What we see is that despite ten years of controlling steel production capacity and annual claims of “overcapacity,” the steel industry in China has fallen into a vicious cycle of “more projects, more output,” resulting in excess production capacity of over 10% beyond actual demand and significant social resource waste.
Recently, listed steel companies have successively released their 2023 annual reports, showing that the performance of most steel companies has declined, with some companies (such as Ansteel, Shandong Steel, Chongqing Steel, Baosteel, etc.) suffering serious losses.
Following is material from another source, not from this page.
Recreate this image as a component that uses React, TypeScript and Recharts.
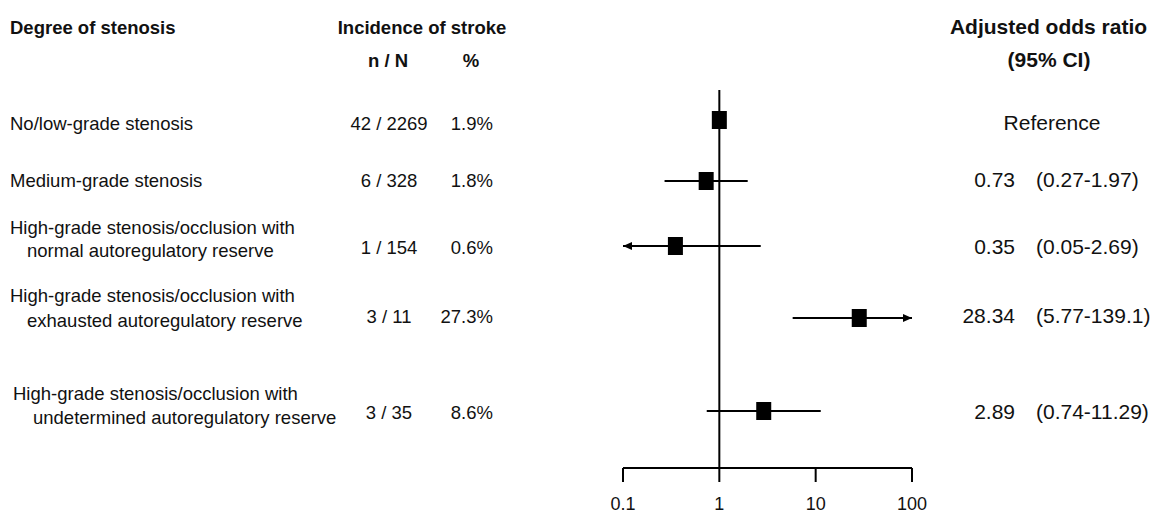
import { ScatterChart, Scatter, XAxis, YAxis, ReferenceLine } from 'recharts'

const groups = [
  ['No/low-grade stenosis'],
  ['Medium-grade stenosis'],
  ['High-grade stenosis/occlusion with', 'normal autoregulatory reserve'],
  ['High-grade stenosis/occlusion with', 'exhausted autoregulatory reserve'],
  ['High-grade stenosis/occlusion with', 'undetermined autoregulatory reserve'],
]
const events = [42, 6, 1, 3, 3]
const totals = [2269, 328, 154, 11, 35]
const incidence = [1.9, 1.8, 0.6, 27.3, 8.6]
const oddsRatio = [1, 0.73, 0.35, 28.34, 2.89]
const ciLow = [null, 0.27, 0.05, 5.77, 0.74]
const ciHigh = [null, 1.97, 2.69, 139.1, 11.29]
const xTicks = [0.1, 1, 10, 100]

// layout: row centres in plot units (plot is 378px tall, top at y=90)
const rowY = [30, 91, 156, 228, 321]
const labelLines = [
  [{ x: 10, y: 123 }],
  [{ x: 10, y: 180 }],
  [{ x: 10, y: 227 }, { x: 27, y: 250 }],
  [{ x: 10, y: 295 }, { x: 27, y: 320 }],
  [{ x: 13, y: 393 }, { x: 33, y: 417 }],
]
const valueY = [123, 180, 247, 316, 412]

const W = 1155
const H = 515
const XMIN = 0.1
const XMAX = 100
const font = '"Liberation Sans", Arial, sans-serif'
const ink = '#111'

const points = oddsRatio.map((v, i) => ({ x: v, y: rowY[i] }))

const Square = (props: any) => {
  const { cx, cy } = props
  if (cx == null || cy == null) return <g />
  return <rect x={cx - 7.5} y={cy - 9} width={15} height={18} fill="#000" />
}

const Arrow = (props: any) => {
  const { cx, cy, payload } = props
  if (!payload || !payload.clip) return <g />
  const d = payload.dir
  return (
    <polygon
      points={`${cx},${cy} ${cx - d * 9},${cy - 4} ${cx - d * 9},${cy + 4}`}
      fill="#000"
    />
  )
}

function T({ x, y, anchor = 'start', bold = false, size = 18.5, children }: any) {
  return (
    <text
      x={x}
      y={y + size * 0.355}
      textAnchor={anchor}
      fontFamily={font}
      fontSize={size}
      fontWeight={bold ? 'bold' : 'normal'}
      fill={ink}
    >
      {children}
    </text>
  )
}

export default function App() {
  return (
    <div style={{ position: 'absolute', left: 0, top: 0, width: W, height: H, background: '#fff' }}>
      <ScatterChart width={W} height={H} margin={{ top: 90, right: 243, bottom: 0, left: 623 }}>
        <XAxis
          type="number"
          dataKey="x"
          scale="log"
          domain={[XMIN, XMAX]}
          ticks={xTicks}
          allowDataOverflow
          height={47}
          tickSize={14}
          tickMargin={15}
          axisLine={{ stroke: '#000', strokeWidth: 2 }}
          tickLine={{ stroke: '#000', strokeWidth: 2 }}
          tick={{ fill: ink, fontSize: 18, fontFamily: font }}
        />
        <YAxis type="number" dataKey="y" domain={[0, 378]} reversed hide />
        <ReferenceLine x={1} stroke="#000" strokeWidth={2} />
        {oddsRatio.map((_, i) => {
          const lo = ciLow[i]
          const hi = ciHigh[i]
          if (lo == null || hi == null) return null
          const seg = [
            { x: Math.max(lo, XMIN), y: rowY[i], clip: lo < XMIN, dir: -1 },
            { x: Math.min(hi, XMAX), y: rowY[i], clip: hi > XMAX, dir: 1 },
          ]
          return (
            <Scatter
              key={'ci' + i}
              data={seg}
              line={{ stroke: '#000', strokeWidth: 2 }}
              shape={Arrow}
              isAnimationActive={false}
            />
          )
        })}
        <Scatter data={points} shape={Square} isAnimationActive={false} />
      </ScatterChart>
      <svg width={W} height={H} style={{ position: 'absolute', left: 0, top: 0, pointerEvents: 'none' }}>
        <T x={10} y={27} bold>Degree of stenosis</T>
        <T x={422} y={27} anchor="middle" bold>Incidence of stroke</T>
        <T x={388} y={60} anchor="middle" bold>n / N</T>
        <T x={471} y={60} anchor="middle" bold>%</T>
        <T x={1048.5} y={27} anchor="middle" bold size={21}>Adjusted odds ratio</T>
        <T x={1049} y={60} anchor="middle" bold size={21}>(95% CI)</T>
        {groups.map((lines, i) =>
          lines.map((s, j) => (
            <T key={`l${i}-${j}`} x={labelLines[i][j].x} y={labelLines[i][j].y}>{s}</T>
          ))
        )}
        {events.map((n, i) => (
          <T key={'n' + i} x={389} y={valueY[i]} anchor="middle">{`${n} / ${totals[i]}`}</T>
        ))}
        {incidence.map((p, i) => (
          <T key={'p' + i} x={493} y={valueY[i]} anchor="end">{`${p.toFixed(1)}%`}</T>
        ))}
        {oddsRatio.map((v, i) =>
          ciLow[i] == null ? (
            <T key={'o' + i} x={1052} y={valueY[i]} anchor="middle" size={21}>Reference</T>
          ) : (
            <g key={'o' + i}>
              <T x={1015} y={valueY[i]} anchor="end" size={21}>{v.toFixed(2)}</T>
              <T x={1036} y={valueY[i]} size={21}>{`(${ciLow[i]}-${ciHigh[i]})`}</T>
            </g>
          )
        )}
      </svg>
    </div>
  )
}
The China Iron and Steel Industry Association reported a 12.47% year-on-year decrease in total profits of member steel companies and an average sales profit margin of only 1.32%, representing a 0.17 percentage point decrease compared to the previous year.
Why did the Chinese Communist Party’s efforts to control steel production capacity fail? Regarding domestic factors, there are four main aspects: first, the protectionism of various local governments; second, self-preservation behaviors of steel production enterprises, which are capital-intensive and have low entry barriers but high exit barriers, leading to a situation where everyone is playing a game of chicken, gambling on others exiting while trying to survive themselves, resulting in no one being willing to exit; third, vicious disorderly competition in the industry; fourth, a precipitous drop in downstream demand, especially in the real estate sector which accounts for about half of total demand, but with the bursting of the real estate bubble in China in 2021, demand has continuously decreased with no signs of bottoming out, leading to a significant reduction in steel consumption.
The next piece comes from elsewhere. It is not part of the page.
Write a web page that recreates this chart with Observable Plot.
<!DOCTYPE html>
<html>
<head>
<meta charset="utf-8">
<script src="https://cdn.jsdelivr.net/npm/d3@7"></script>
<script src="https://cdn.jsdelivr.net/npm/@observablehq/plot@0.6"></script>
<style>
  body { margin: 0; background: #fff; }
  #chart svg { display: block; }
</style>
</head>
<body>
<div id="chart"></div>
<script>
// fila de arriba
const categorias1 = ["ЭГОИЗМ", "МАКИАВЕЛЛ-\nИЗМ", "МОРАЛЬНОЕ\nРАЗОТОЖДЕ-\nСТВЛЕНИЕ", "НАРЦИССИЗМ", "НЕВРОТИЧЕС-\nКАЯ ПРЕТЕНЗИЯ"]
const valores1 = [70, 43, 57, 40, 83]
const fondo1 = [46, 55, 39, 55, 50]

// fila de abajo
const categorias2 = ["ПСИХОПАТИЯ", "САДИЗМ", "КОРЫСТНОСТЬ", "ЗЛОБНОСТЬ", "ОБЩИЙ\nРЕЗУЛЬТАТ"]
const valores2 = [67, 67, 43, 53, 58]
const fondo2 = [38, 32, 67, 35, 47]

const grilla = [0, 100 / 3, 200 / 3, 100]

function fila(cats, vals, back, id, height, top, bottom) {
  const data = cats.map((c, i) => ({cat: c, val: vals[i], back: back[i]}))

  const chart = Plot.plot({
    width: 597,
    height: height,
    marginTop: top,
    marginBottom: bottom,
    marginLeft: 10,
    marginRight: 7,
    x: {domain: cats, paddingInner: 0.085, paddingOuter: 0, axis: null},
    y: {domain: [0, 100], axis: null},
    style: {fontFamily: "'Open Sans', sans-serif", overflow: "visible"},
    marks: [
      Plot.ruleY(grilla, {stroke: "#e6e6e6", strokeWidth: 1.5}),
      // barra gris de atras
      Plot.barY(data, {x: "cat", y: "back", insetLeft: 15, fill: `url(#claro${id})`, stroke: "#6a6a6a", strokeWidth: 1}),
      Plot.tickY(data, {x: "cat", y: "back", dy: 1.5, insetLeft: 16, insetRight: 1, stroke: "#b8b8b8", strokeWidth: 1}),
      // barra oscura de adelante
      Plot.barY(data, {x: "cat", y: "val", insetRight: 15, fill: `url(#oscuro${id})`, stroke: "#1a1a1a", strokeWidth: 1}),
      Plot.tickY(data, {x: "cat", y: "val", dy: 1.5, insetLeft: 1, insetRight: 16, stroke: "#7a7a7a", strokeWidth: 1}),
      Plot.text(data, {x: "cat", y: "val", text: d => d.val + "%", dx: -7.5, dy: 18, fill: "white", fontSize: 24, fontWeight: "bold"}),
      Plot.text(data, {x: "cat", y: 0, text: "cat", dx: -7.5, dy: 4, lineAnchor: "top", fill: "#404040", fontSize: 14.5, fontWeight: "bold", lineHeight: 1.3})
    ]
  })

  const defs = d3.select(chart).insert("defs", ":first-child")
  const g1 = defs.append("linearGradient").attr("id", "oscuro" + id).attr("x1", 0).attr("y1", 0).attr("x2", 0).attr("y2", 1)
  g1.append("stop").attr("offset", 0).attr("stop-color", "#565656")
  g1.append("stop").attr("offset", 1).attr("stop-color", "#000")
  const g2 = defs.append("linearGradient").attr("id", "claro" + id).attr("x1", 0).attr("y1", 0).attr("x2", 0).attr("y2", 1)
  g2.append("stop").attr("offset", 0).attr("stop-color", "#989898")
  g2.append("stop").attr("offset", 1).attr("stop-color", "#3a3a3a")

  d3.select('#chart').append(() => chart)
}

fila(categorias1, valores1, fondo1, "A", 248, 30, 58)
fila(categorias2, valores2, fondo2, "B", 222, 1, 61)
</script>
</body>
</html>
Additionally, it should be noted that although the Chinese steel industry is a “giant” in terms of scale, the technological content is not high enough, and there are still many shortcomings, especially in some high-end steel products where it faces bottlenecks.
For example, in 2023, China imported 7.645 million tons of steel, with an average import price of $1658.5 per ton, a 2.6% increase compared to the previous year, reaching a new high in nearly a decade. In contrast, in 2023, China exported 90.264 million tons of steel, with an average export price of $936.8 per ton, a 32.7% decrease compared to the previous year; about 38% of the exported steel was priced above 6,000 yuan per ton, representing a decrease of approximately 30 percentage points from the previous year (the trend of low-price dumping is very evident).
In conclusion, the failure to control steel production capacity domestically, the need for improvement in the technological level of the steel industry, and the large-scale low-price dumping of steel internationally have triggered numerous trade conflicts. Therefore, it can be said that the Chinese Communist Party’s steel industry policy is fundamentally flawed.